Whilst on the subject of casting stamps… These inspection stamps are now visible.

The crankcase mating numbers are, I believe, on the portion of the cases hidden by the barrel. The engine is as last overhauled by Terry Prince and will not be dismantled unless it’s determined there are issues that prevent it from running – and it will be run.

This is a continuation to the last post on why the timing chest cover build number (96) differs to that of the build number for 2751 (42). I sent an email to the VOC Registrar, Simon Dinsdale, and he got straight back to me with some interesting information.

So, I wish to correct something that I wrote. I stated that all 128 “B” Meteors would have been branded “HRD” – this is incorrect and the truth is somewhat more complicated…

2751 is recorded as being manufactured on 27th August 1949 and left Stevenage with “HRD” castings and a “Vincent” transfer on the tank.

The “HRD” to “Vincent” logo branding changes occurred across all series “B” & “C” bikes manufactured during an 18 month overlap period between 1949 and 1950. I knew this and I also knew that towards the end of this period, bikes left Stevenage with a veritable mishmash of logos on castings and painted onto petrol tanks. As the new “Vincent” branding project gathered momentum some stocks of “HRD” castings had this old logo removed and left The Works in a plain state. To make matters even more confusing, Simon tells me that it is believed that some early “Vincent” logo castings also had the logo ground off as they had been badly cast…

The series “B” Meteor & series “C” Comet were introduced at exactly the same time with the 1st production machines leaving The Works in August 1949. To quote Simon: “The first Comets & Meteors being HRD bikes with ‘HRD’ crankcases and the change occurred in late 1949 to ‘Vincent’ – so the last ‘B’ Meteors (made up to mid 1950) actually had ‘Vincent’ on the tank and ‘Vincent’ crankcases with a few plain crankcase bikes thrown in as well. So basically don’t assume an ‘HRD’ single is a Meteor and a Vincent single is a Comet.”

I’m not sure of the exact numbers but certainly “HRD” branded singles are exceedingly rare.

Now, why the correct pattern timing chest cover with the incorrect build number…? Simon managed to shed some interesting light: “This leads to your HRD timing cover with mating number 96. I know from the records mating number 96 is from a series ‘C’ Comet that was despatched to a dealer called Weston Webb in New Zealand on the 30/09/1949 and this was the 40th series ‘C’ Comet made. The rest of the engine was last reported to be in New Zealand in the 1980’s but I have nothing since. The UFM for this Comet was reported to have been for sale on eBay in USA in 2005 but again nothing since, so it looks like the bike was broken up a long time ago.”
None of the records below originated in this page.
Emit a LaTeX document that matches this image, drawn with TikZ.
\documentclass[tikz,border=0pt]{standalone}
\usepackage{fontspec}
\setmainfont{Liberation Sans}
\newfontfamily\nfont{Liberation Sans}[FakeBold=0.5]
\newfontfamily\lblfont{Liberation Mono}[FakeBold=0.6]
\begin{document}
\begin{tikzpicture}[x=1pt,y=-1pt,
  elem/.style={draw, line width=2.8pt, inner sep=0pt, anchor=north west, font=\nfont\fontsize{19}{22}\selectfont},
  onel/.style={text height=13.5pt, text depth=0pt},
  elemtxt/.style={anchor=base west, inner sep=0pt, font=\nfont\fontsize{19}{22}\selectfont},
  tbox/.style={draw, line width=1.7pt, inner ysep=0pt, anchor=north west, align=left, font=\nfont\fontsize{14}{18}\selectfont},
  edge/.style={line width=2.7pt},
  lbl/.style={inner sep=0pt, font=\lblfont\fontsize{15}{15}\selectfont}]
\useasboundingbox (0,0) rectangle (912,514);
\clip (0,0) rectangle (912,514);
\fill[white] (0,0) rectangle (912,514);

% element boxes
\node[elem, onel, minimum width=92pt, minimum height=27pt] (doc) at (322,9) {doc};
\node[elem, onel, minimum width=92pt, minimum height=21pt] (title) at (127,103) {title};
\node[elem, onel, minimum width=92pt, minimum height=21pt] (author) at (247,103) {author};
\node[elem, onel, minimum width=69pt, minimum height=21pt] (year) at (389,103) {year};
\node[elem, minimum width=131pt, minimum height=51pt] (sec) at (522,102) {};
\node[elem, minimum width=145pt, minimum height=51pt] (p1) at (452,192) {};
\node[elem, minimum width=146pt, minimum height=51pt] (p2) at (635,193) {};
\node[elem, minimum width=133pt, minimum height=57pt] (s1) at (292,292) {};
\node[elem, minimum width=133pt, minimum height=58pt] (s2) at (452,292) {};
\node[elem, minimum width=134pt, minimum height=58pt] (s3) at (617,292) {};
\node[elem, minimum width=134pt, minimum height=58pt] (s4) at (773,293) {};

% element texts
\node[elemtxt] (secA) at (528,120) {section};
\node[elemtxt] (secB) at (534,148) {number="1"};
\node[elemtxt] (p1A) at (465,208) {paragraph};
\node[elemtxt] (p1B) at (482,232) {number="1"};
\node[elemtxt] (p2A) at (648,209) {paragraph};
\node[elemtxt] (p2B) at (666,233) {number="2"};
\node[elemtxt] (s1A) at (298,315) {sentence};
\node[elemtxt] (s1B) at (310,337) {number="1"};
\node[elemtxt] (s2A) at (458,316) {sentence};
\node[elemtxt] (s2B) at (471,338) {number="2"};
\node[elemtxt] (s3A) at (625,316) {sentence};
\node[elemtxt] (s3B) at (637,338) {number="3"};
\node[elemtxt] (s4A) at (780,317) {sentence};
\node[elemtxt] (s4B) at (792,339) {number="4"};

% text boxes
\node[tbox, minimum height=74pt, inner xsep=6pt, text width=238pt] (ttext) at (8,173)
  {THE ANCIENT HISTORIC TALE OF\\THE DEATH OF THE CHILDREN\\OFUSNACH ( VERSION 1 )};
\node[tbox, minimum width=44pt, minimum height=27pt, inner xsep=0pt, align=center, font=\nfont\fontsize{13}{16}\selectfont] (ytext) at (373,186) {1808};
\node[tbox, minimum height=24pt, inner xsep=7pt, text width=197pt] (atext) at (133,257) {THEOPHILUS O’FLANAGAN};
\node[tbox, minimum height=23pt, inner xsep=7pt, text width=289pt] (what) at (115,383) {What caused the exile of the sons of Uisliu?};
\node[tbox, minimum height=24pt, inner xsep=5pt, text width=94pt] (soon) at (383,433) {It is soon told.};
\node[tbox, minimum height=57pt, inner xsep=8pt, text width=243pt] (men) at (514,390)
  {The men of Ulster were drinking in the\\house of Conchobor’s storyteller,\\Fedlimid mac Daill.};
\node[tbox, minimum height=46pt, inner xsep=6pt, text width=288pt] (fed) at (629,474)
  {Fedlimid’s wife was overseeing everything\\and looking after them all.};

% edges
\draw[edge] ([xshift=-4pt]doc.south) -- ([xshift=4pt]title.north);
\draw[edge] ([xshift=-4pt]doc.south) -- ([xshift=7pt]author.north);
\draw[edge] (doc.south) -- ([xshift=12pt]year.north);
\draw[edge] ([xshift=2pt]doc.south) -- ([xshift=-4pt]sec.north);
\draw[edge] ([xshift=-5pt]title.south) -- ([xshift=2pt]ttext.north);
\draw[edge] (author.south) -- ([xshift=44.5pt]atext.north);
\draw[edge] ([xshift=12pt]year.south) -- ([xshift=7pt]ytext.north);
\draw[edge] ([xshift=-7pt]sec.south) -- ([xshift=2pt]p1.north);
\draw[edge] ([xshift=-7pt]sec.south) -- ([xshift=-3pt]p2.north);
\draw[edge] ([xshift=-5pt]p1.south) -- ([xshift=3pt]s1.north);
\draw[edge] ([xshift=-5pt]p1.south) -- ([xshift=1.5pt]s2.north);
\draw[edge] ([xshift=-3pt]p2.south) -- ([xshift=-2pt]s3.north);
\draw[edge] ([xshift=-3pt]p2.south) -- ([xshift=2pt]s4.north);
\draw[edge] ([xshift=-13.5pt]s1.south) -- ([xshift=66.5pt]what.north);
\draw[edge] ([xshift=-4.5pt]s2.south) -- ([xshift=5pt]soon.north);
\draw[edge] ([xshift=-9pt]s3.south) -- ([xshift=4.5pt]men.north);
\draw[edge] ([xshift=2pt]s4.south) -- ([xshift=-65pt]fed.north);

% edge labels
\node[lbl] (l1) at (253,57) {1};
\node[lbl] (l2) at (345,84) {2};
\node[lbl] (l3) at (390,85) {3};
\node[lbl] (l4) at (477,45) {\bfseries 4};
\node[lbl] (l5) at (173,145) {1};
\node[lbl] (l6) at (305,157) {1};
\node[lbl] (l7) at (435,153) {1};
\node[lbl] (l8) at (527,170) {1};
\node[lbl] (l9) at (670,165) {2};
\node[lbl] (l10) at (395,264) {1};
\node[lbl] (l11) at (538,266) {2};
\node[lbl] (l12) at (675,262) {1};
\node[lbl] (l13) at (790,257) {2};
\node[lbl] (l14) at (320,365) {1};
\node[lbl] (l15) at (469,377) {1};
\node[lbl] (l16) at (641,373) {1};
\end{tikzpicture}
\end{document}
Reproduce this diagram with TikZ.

2751 was also originally exported to Weston Webb, so, therein lies the “rub”!! Now we know what happened. Whether it was an intentional swap (if the original cover was damaged) or whether the covers were inadvertently swapped whilst work was being undertaken in the Weston Webb shop we may never know… This has all been very interesting and another reason why complete transparency is important and can often tell a fascinating story.

And there is a faint possibility that the original timing chest cover – stamped “42” – is still out there…

Thank you Simon!

The timing chest cover has the “HRD” script cast into it. This makes it a very hard-to-find item because compared to a total of 3,791 postwar “Vincent”-branded “C” singles (all Comets) manufactured only 128 “B” Meteors were produced. These Meteors, as far as I’m aware, would have all been “HRD”-branded. There might have been some variation in the way the tanks were painted but the engines would have all had the “HRD” logo castings. So, the chances of 2751’s timing cover being original to the bike seemed highly likely. Once it had been removed it was inspected.

Oh… The build number for 2751 is “42”
As visible on the inner primary chaincase…
So why is the timing chest cover stamped “96”?

One clue is the absence of the two cover locating dowels. This cover is not original to the bike and the inclusion of the dowels would mean that it didn’t mate to the crankcases correctly – the covers were each mated to their respective crankcases. I know that a timing cover was included with the disassembled bike and parts that Peter Johnson bought. I also know that a cover was present with those parts in NZ when the bike was offered for sale – it’s mentioned in the list.

Assuming that this is the cover currently fitted then it must’ve come from an “HRD”-branded Meteor that lived in NZ. Hard to imagine what went on here – was the original cover damaged and replaced with a similar “HRD” item? This scenario seems very unlikely due to the scarcity of this part. Also, when the parts were gathered together for sale by Bill McCahon, in the late ’60s, there would have been surely little interest in trying to find an “HRD” timing chest cover when “Vincent” scripted ones would have been much more readily available. A more likelier scenario is that 2751’s original cover was inadvertently swapped with the cover of a “B” Meteor. On the off-chance I’m going to take this up with VOC numbers guru Simon Dinsdale and see whether any “B” Meteors still exist in New Zealand.

I’m a bit disappointed to have found this but at least we have the right component even if it wasn’t the one the bike originally left the Works with.

The rear chain adjusters, which were made for me, to pattern, by Vic Olsen have been fitted up.

These t-bar adjusters were a special racing item. They are easier to adjust under racing conditions and also give an easy visual indication enabling each side to be adjusted incrementally. I had them cadmium plated and it doesn’t appear to have taken very well – the resulting patchy finish fits the project perfectly.